- **Written request**: Repeat the data word for word. Do not include the pictures.

--- Data in this exercise ---

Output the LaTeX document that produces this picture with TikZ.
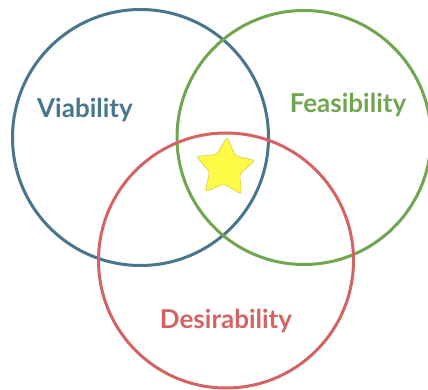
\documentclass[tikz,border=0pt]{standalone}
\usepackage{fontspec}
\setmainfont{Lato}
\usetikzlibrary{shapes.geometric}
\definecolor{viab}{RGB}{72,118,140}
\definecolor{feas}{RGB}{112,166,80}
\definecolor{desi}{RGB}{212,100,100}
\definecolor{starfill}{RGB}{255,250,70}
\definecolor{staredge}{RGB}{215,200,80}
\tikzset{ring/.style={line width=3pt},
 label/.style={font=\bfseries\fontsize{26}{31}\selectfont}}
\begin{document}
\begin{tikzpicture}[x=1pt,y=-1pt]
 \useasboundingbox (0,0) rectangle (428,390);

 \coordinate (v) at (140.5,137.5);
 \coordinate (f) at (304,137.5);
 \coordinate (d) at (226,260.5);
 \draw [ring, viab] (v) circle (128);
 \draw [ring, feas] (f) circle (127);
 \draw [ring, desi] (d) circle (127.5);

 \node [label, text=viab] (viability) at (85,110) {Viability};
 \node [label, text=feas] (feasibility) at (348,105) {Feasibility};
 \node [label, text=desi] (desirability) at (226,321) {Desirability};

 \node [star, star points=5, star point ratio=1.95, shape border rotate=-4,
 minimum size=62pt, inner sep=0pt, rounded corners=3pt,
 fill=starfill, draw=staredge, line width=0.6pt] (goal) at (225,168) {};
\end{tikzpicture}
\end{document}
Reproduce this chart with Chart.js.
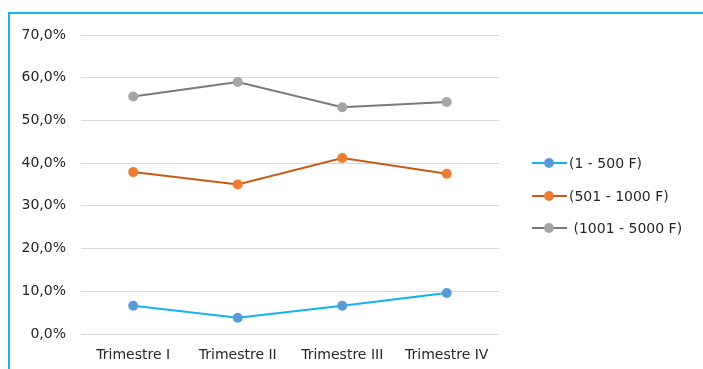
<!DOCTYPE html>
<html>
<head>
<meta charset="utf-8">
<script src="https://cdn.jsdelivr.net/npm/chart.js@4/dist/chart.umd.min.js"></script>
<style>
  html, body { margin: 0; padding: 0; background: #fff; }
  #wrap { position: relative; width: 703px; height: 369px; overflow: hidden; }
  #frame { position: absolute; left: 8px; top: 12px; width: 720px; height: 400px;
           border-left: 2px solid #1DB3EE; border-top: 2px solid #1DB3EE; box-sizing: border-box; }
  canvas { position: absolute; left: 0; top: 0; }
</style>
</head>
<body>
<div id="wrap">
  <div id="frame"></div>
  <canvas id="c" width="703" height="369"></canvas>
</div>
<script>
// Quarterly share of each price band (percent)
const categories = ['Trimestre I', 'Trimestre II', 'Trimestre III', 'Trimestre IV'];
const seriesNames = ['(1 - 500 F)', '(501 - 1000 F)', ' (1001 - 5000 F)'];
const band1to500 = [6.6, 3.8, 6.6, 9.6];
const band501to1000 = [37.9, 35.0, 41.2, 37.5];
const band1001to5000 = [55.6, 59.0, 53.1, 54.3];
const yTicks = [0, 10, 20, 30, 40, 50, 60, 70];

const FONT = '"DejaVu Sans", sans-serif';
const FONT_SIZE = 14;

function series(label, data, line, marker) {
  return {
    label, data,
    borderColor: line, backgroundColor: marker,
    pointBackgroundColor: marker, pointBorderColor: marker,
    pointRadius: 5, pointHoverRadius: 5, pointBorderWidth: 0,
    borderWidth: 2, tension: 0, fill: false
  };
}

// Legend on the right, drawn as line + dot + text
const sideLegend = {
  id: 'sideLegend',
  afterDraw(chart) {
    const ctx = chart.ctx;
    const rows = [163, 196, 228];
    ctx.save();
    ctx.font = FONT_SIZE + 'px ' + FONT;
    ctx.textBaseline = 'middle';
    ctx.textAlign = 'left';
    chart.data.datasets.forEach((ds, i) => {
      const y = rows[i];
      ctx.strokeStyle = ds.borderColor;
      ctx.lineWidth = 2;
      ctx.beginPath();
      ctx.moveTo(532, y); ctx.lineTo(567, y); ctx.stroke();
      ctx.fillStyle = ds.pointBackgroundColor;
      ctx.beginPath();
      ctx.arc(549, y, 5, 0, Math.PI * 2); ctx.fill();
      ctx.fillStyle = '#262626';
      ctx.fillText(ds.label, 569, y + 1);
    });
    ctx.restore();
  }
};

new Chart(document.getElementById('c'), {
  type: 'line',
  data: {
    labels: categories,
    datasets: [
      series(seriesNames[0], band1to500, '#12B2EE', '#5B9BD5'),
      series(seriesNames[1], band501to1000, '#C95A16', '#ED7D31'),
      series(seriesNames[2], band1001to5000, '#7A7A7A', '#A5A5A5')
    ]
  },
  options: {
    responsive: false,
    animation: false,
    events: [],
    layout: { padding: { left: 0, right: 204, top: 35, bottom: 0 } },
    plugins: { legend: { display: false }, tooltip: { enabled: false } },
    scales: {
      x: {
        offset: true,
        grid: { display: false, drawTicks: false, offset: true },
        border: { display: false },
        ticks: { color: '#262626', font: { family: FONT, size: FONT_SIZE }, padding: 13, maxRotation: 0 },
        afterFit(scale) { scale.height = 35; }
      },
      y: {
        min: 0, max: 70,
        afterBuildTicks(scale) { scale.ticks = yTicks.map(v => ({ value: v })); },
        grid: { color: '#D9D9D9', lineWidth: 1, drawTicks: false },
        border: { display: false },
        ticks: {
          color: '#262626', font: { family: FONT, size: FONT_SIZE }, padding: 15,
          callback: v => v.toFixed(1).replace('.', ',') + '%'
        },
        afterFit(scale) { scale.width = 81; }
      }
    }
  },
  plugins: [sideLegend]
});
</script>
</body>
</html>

---

- **Solution to this problem**:
Output the LaTeX document that produces this picture with TikZ.
\documentclass[tikz,border=0pt]{standalone}
\usepackage{fontspec}
\setmainfont{Lato}
\usetikzlibrary{shapes.geometric}
\definecolor{viab}{RGB}{72,118,140}
\definecolor{feas}{RGB}{112,166,80}
\definecolor{desi}{RGB}{212,100,100}
\definecolor{starfill}{RGB}{255,250,70}
\definecolor{staredge}{RGB}{215,200,80}
\tikzset{ring/.style={line width=3pt},
 label/.style={font=\bfseries\fontsize{26}{31}\selectfont}}
\begin{document}
\begin{tikzpicture}[x=1pt,y=-1pt]
 \useasboundingbox (0,0) rectangle (428,390);

 \coordinate (v) at (140.5,137.5);
 \coordinate (f) at (304,137.5);
 \coordinate (d) at (226,260.5);
 \draw [ring, viab] (v) circle (128);
 \draw [ring, feas] (f) circle (127);
 \draw [ring, desi] (d) circle (127.5);

 \node [label, text=viab] (viability) at (85,110) {Viability};
 \node [label, text=feas] (feasibility) at (348,105) {Feasibility};
 \node [label, text=desi] (desirability) at (226,321) {Desirability};

 \node [star, star points=5, star point ratio=1.95, shape border rotate=-4,
 minimum size=62pt, inner sep=0pt, rounded corners=3pt,
 fill=starfill, draw=staredge, line width=0.6pt] (goal) at (225,168) {};
\end{tikzpicture}
\end{document}
Reproduce this chart with Chart.js.
<!DOCTYPE html>
<html>
<head>
<meta charset="utf-8">
<script src="https://cdn.jsdelivr.net/npm/chart.js@4/dist/chart.umd.min.js"></script>
<style>
  html, body { margin: 0; padding: 0; background: #fff; }
  #wrap { position: relative; width: 703px; height: 369px; overflow: hidden; }
  #frame { position: absolute; left: 8px; top: 12px; width: 720px; height: 400px;
           border-left: 2px solid #1DB3EE; border-top: 2px solid #1DB3EE; box-sizing: border-box; }
  canvas { position: absolute; left: 0; top: 0; }
</style>
</head>
<body>
<div id="wrap">
  <div id="frame"></div>
  <canvas id="c" width="703" height="369"></canvas>
</div>
<script>
// Quarterly share of each price band (percent)
const categories = ['Trimestre I', 'Trimestre II', 'Trimestre III', 'Trimestre IV'];
const seriesNames = ['(1 - 500 F)', '(501 - 1000 F)', ' (1001 - 5000 F)'];
const band1to500 = [6.6, 3.8, 6.6, 9.6];
const band501to1000 = [37.9, 35.0, 41.2, 37.5];
const band1001to5000 = [55.6, 59.0, 53.1, 54.3];
const yTicks = [0, 10, 20, 30, 40, 50, 60, 70];

const FONT = '"DejaVu Sans", sans-serif';
const FONT_SIZE = 14;

function series(label, data, line, marker) {
  return {
    label, data,
    borderColor: line, backgroundColor: marker,
    pointBackgroundColor: marker, pointBorderColor: marker,
    pointRadius: 5, pointHoverRadius: 5, pointBorderWidth: 0,
    borderWidth: 2, tension: 0, fill: false
  };
}

// Legend on the right, drawn as line + dot + text
const sideLegend = {
  id: 'sideLegend',
  afterDraw(chart) {
    const ctx = chart.ctx;
    const rows = [163, 196, 228];
    ctx.save();
    ctx.font = FONT_SIZE + 'px ' + FONT;
    ctx.textBaseline = 'middle';
    ctx.textAlign = 'left';
    chart.data.datasets.forEach((ds, i) => {
      const y = rows[i];
      ctx.strokeStyle = ds.borderColor;
      ctx.lineWidth = 2;
      ctx.beginPath();
      ctx.moveTo(532, y); ctx.lineTo(567, y); ctx.stroke();
      ctx.fillStyle = ds.pointBackgroundColor;
      ctx.beginPath();
      ctx.arc(549, y, 5, 0, Math.PI * 2); ctx.fill();
      ctx.fillStyle = '#262626';
      ctx.fillText(ds.label, 569, y + 1);
    });
    ctx.restore();
  }
};

new Chart(document.getElementById('c'), {
  type: 'line',
  data: {
    labels: categories,
    datasets: [
      series(seriesNames[0], band1to500, '#12B2EE', '#5B9BD5'),
      series(seriesNames[1], band501to1000, '#C95A16', '#ED7D31'),
      series(seriesNames[2], band1001to5000, '#7A7A7A', '#A5A5A5')
    ]
  },
  options: {
    responsive: false,
    animation: false,
    events: [],
    layout: { padding: { left: 0, right: 204, top: 35, bottom: 0 } },
    plugins: { legend: { display: false }, tooltip: { enabled: false } },
    scales: {
      x: {
        offset: true,
        grid: { display: false, drawTicks: false, offset: true },
        border: { display: false },
        ticks: { color: '#262626', font: { family: FONT, size: FONT_SIZE }, padding: 13, maxRotation: 0 },
        afterFit(scale) { scale.height = 35; }
      },
      y: {
        min: 0, max: 70,
        afterBuildTicks(scale) { scale.ticks = yTicks.map(v => ({ value: v })); },
        grid: { color: '#D9D9D9', lineWidth: 1, drawTicks: false },
        border: { display: false },
        ticks: {
          color: '#262626', font: { family: FONT, size: FONT_SIZE }, padding: 15,
          callback: v => v.toFixed(1).replace('.', ',') + '%'
        },
        afterFit(scale) { scale.width = 81; }
      }
    }
  },
  plugins: [sideLegend]
});
</script>
</body>
</html>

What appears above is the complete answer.